We run several Debian instances with PostgreSQL on Google compute engine and lately we have already seen several occurrences of the following problem.
Instance becomes suddenly non responsive. We cannot ssh it and we cannot connect to the database. Internal monitoring using telegraf is also not running during that period, no monitoring data collected.
Google monitoring of CPU activity shows very low usage during that period. GCP logs do not show any migration in fact do not show anything at all. Also all internal logs for instance - postgresql log, syslog, logs from periodical cronjobs - show the same gap. Looks like the instance was sort of frozen during that time. We so far noticed it only with PostgreSQL instances since these are heavily used.
Instances run these variants of OS and PG:
- Debian 9 with PG 11.9
- Debian 9 with PG 10.13
These incidents usually take 10-15 minutes, but in one case it was 1:20 hours. At the end of the incident some PG process is killed by an OOM killer but activity on the database immediately before the incident starts is usually relatively low, CPU usage and memory usage too. So it looks more like an instance has limited resources when it starts again? If it is even possible...

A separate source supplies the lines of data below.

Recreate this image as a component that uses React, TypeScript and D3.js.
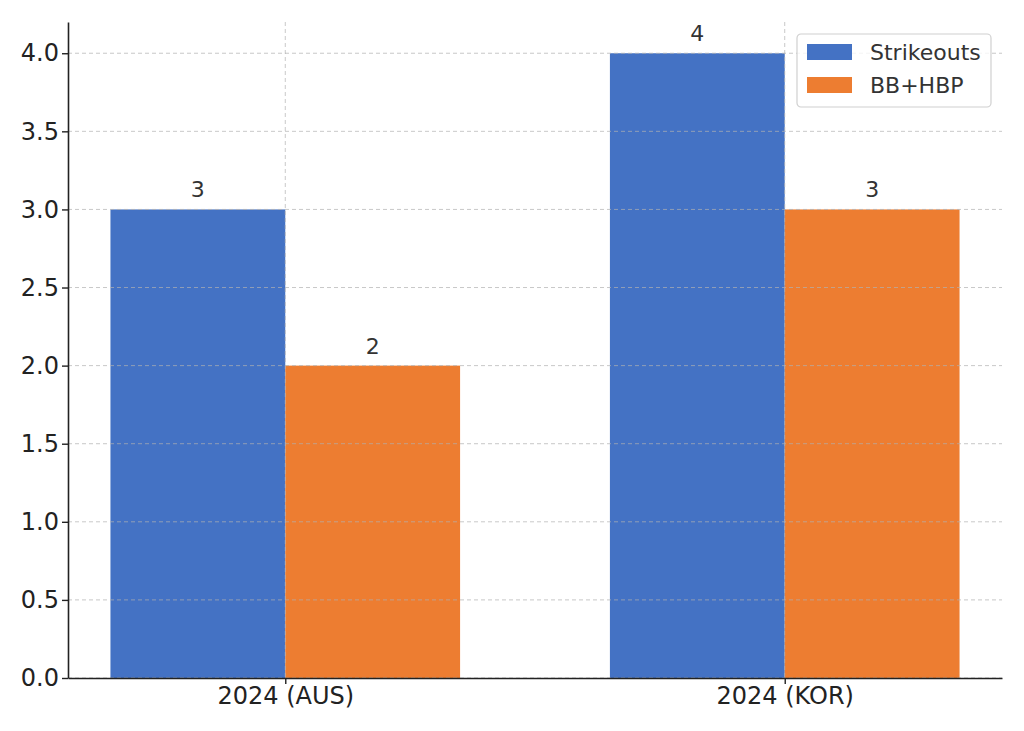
import React, { useEffect, useRef } from 'react';
import * as d3 from 'd3';

const categories = ['2024 (AUS)', '2024 (KOR)'];
const strikeouts = [3, 4];
const bbHbp = [2, 3];
const yTicks = [0, 0.5, 1.0, 1.5, 2.0, 2.5, 3.0, 3.5, 4.0];

const series = [
  { name: 'Strikeouts', values: strikeouts, color: '#4472C4', offset: -0.5 },
  { name: 'BB+HBP', values: bbHbp, color: '#ED7D31', offset: 0.5 }
];

const width = 1024;
const height = 731;
const margin = { top: 22, right: 22, bottom: 53, left: 68 };
const barWidth = 0.35;
const font = 'DejaVu Sans, sans-serif';

const App: React.FC = () => {
  const svgRef = useRef<SVGSVGElement>(null);

  useEffect(() => {
    if (!svgRef.current) return;
    d3.select(svgRef.current).selectAll('*').remove();

    const svg = d3.select(svgRef.current)
      .attr('width', width)
      .attr('height', height);

    const x = d3.scaleLinear()
      .domain([-0.435, 1.435])
      .range([margin.left, width - margin.right]);

    const y = d3.scaleLinear()
      .domain([0, 4.2])
      .range([height - margin.bottom, margin.top]);

    // Bars
    series.forEach(s => {
      svg.selectAll(null)
        .data(s.values)
        .enter()
        .append('rect')
        .attr('x', (d, i) => x(i + s.offset * barWidth - barWidth / 2))
        .attr('y', d => y(d))
        .attr('width', x(barWidth) - x(0))
        .attr('height', d => y(0) - y(d))
        .attr('fill', s.color);

      // Value labels
      svg.selectAll(null)
        .data(s.values)
        .enter()
        .append('text')
        .attr('x', (d, i) => x(i + s.offset * barWidth))
        .attr('y', d => y(d) - 12)
        .attr('text-anchor', 'middle')
        .style('font-family', font)
        .style('font-size', '22px')
        .style('fill', '#333')
        .text(d => String(d));
    });

    // Grid (drawn on top, light)
    const grid = svg.append('g')
      .style('stroke', '#b0b0b0')
      .style('stroke-opacity', 0.7)
      .style('stroke-dasharray', '4,3')
      .style('stroke-width', 1);

    grid.selectAll(null)
      .data(yTicks)
      .enter()
      .append('line')
      .attr('x1', margin.left)
      .attr('x2', width - margin.right)
      .attr('y1', d => y(d))
      .attr('y2', d => y(d));

    grid.selectAll(null)
      .data(categories)
      .enter()
      .append('line')
      .attr('x1', (d, i) => x(i))
      .attr('x2', (d, i) => x(i))
      .attr('y1', margin.top)
      .attr('y2', height - margin.bottom);

    // Y axis
    const yAxis = svg.append('g')
      .attr('transform', `translate(${margin.left},0)`)
      .call(d3.axisLeft(y).tickValues(yTicks).tickFormat(d3.format('.1f')).tickSize(6).tickSizeOuter(0).tickPadding(3));
    yAxis.select('.domain').attr('stroke', '#222').attr('stroke-width', 1.6);
    yAxis.selectAll('.tick line').attr('stroke', '#222').attr('stroke-width', 1.4);
    yAxis.selectAll('.tick text')
      .style('font-family', font)
      .style('font-size', '24px')
      .style('fill', '#222');

    // X axis
    const xAxis = svg.append('g')
      .attr('transform', `translate(0,${height - margin.bottom})`)
      .call(d3.axisBottom(x).tickValues([0, 1]).tickFormat((d, i) => categories[i]).tickSize(6).tickSizeOuter(0).tickPadding(3));
    xAxis.select('.domain').attr('stroke', '#222').attr('stroke-width', 1.6);
    xAxis.selectAll('.tick line').attr('stroke', '#222').attr('stroke-width', 1.4);
    xAxis.selectAll('.tick text')
      .style('font-family', font)
      .style('font-size', '24px')
      .style('fill', '#222');

    // Legend
    const legend = svg.append('g')
      .attr('transform', `translate(797,34)`);

    legend.append('rect')
      .attr('width', 194)
      .attr('height', 73)
      .attr('rx', 4)
      .attr('fill', 'white')
      .attr('fill-opacity', 0.8)
      .attr('stroke', '#d0d0d0')
      .attr('stroke-width', 1.2);

    series.forEach((s, i) => {
      legend.append('rect')
        .attr('x', 10)
        .attr('y', 10 + i * 33)
        .attr('width', 45)
        .attr('height', 16)
        .attr('fill', s.color);

      legend.append('text')
        .attr('x', 73)
        .attr('y', 26 + i * 33)
        .style('font-family', font)
        .style('font-size', '22px')
        .style('fill', '#333')
        .text(s.name);
    });
  }, []);

  return (
    <svg ref={svgRef} style={{ position: 'absolute', left: 0, top: 0, background: 'white' }}></svg>
  );
};

export default App;
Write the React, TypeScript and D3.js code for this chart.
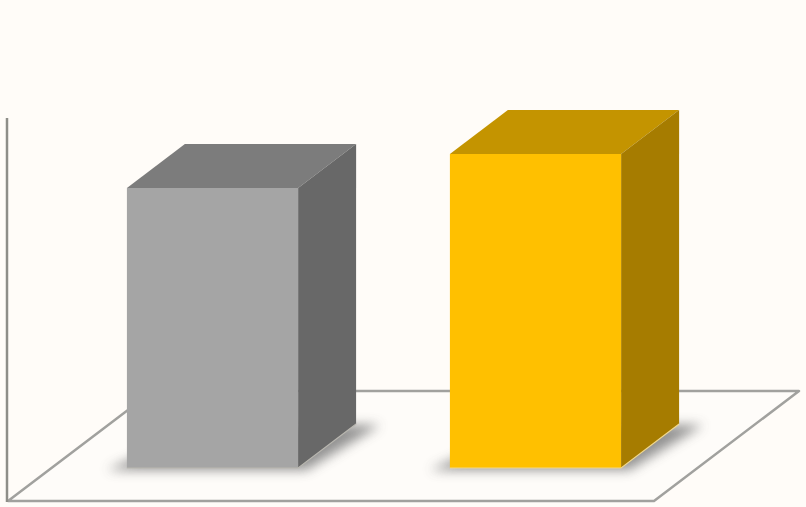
import * as d3 from 'd3'

const categories = ['A', 'B']
const values = [280, 314]
const frontColors = ['#a5a5a5', '#ffc000']
const topColors = ['#7c7c7c', '#c49400']
const sideColors = ['#686868', '#a67c00']
const edgeColors = ['#b9b7b0', '#f0d890']

const width = 806
const height = 507

// oblique projection: going "back" one unit of floor depth moves up and right
const floorFront = 501
const floorBack = 391
const floorLeft = 8
const floorRight = 654
const skew = 145 / 110
const barBase = 468
const barDepth = 44

const x = d3.scaleBand<string>()
  .domain(categories)
  .range([floorLeft + (floorFront - barBase) * skew - 0.5, floorRight + (floorFront - barBase) * skew - 0.5])
  .paddingInner(0.47)
  .paddingOuter(0.235)

const y = d3.scaleLinear().domain([0, 350]).range([barBase, 118])

const line = d3.line<[number, number]>()
const poly = (pts: [number, number][]) => line(pts) + 'Z'

const dx = barDepth * skew
const floorDx = (floorFront - floorBack) * skew

export default function App() {
  const bw = x.bandwidth()
  return (
    <svg width={width} height={height} style={{ display: 'block', position: 'absolute', left: 0, top: 0 }}>
      <defs>
        <filter id="shadowBlur" x="-20%" y="-40%" width="140%" height="180%">
          <feGaussianBlur stdDeviation="6" />
        </filter>
      </defs>
      <rect width={width} height={height} fill="#fffcf8" />
      <path
        d={poly([
          [floorLeft, floorFront],
          [floorRight, floorFront],
          [floorRight + floorDx, floorBack],
          [floorLeft + floorDx, floorBack],
        ])}
        fill="#fefcf9"
        stroke="#a1a19e"
        strokeWidth={2.5}
        strokeLinejoin="round"
      />
      <line x1={7} x2={7} y1={y(350)} y2={floorFront + 1} stroke="#8e8e88" strokeWidth={2.5} />
      {categories.map((c, i) => {
        const x0 = x(c)!
        const top = y(values[i])
        return (
          <g key={c}>
            <path
              d={poly([
                [x0 - 20, barBase + 2],
                [x0 + bw + 8, barBase + 2],
                [x0 + bw + dx + 24, barBase - barDepth + 1],
                [x0 + dx + 24, barBase - barDepth + 1],
              ])}
              fill="#808080"
              opacity={0.85}
              filter="url(#shadowBlur)"
            />
            <path
              d={poly([
                [x0, top],
                [x0 + bw, top],
                [x0 + bw + dx, top - barDepth],
                [x0 + dx, top - barDepth],
              ])}
              fill={topColors[i]}
            />
            <path
              d={poly([
                [x0 + bw, top],
                [x0 + bw + dx, top - barDepth],
                [x0 + bw + dx, barBase - barDepth],
                [x0 + bw, barBase],
              ])}
              fill={sideColors[i]}
            />
            <rect x={x0} y={top} width={bw} height={barBase - top} fill={frontColors[i]} />
            <path
              d={line([
                [x0, barBase],
                [x0 + bw, barBase],
                [x0 + bw + dx, barBase - barDepth],
              ])!}
              fill="none"
              stroke={edgeColors[i]}
              strokeWidth={1.2}
            />
          </g>
        )
      })}
    </svg>
  )
}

Any idea what could be the cause of these issues or what shall we look for? As I mentioned generally no info in internal logs on Debian during the period of the incident.
UPDATE: To avoid misunderstanding - instances in question are data warehouse database running on N1-highmen-8 machine (8 CPUs and 52 GB RAM) with 5 TB SSD. Or database collecting metrics from internet - custom machine 20 CPUs with 90 GB RAM and 3 TB SSD. All SW up to date.
UPDATE 2: Neither syslog, nor kern.log nor messages do not show anything for the time intervals during instance was non responsive. Immediately after incident telegraf recorded huge average load on CPUs but actually quite small CPU usage and Google monitoring shows very small CPU usage during the whole incident. Also immediately after the end of the incident always one of postgresql processes is killed by OOM killer causing database to go to the recovery mode.
As for PG work_mem parameter - instance collecting metrics (20 CPUs 90 GB RAM, 3 TB SSD) uses 8MB - it only inserts data but usually runs like 500 - 1000 connections.
Second instance is data warehouse analytical database and uses work_mem 128MB because lower numbers caused very bad query plans on majority of queries and usually runs only like 10 - 30 connections.
There was no unusual number of connections immediately before incidents happened on both databases.
UPDATE 3: Analytical database had today several small incidents of the same character. During the last one we stopped instance from GCP GUI and started it again after few minutes. Maybe it caused migration to the different HW. Since this operation instance is running OK.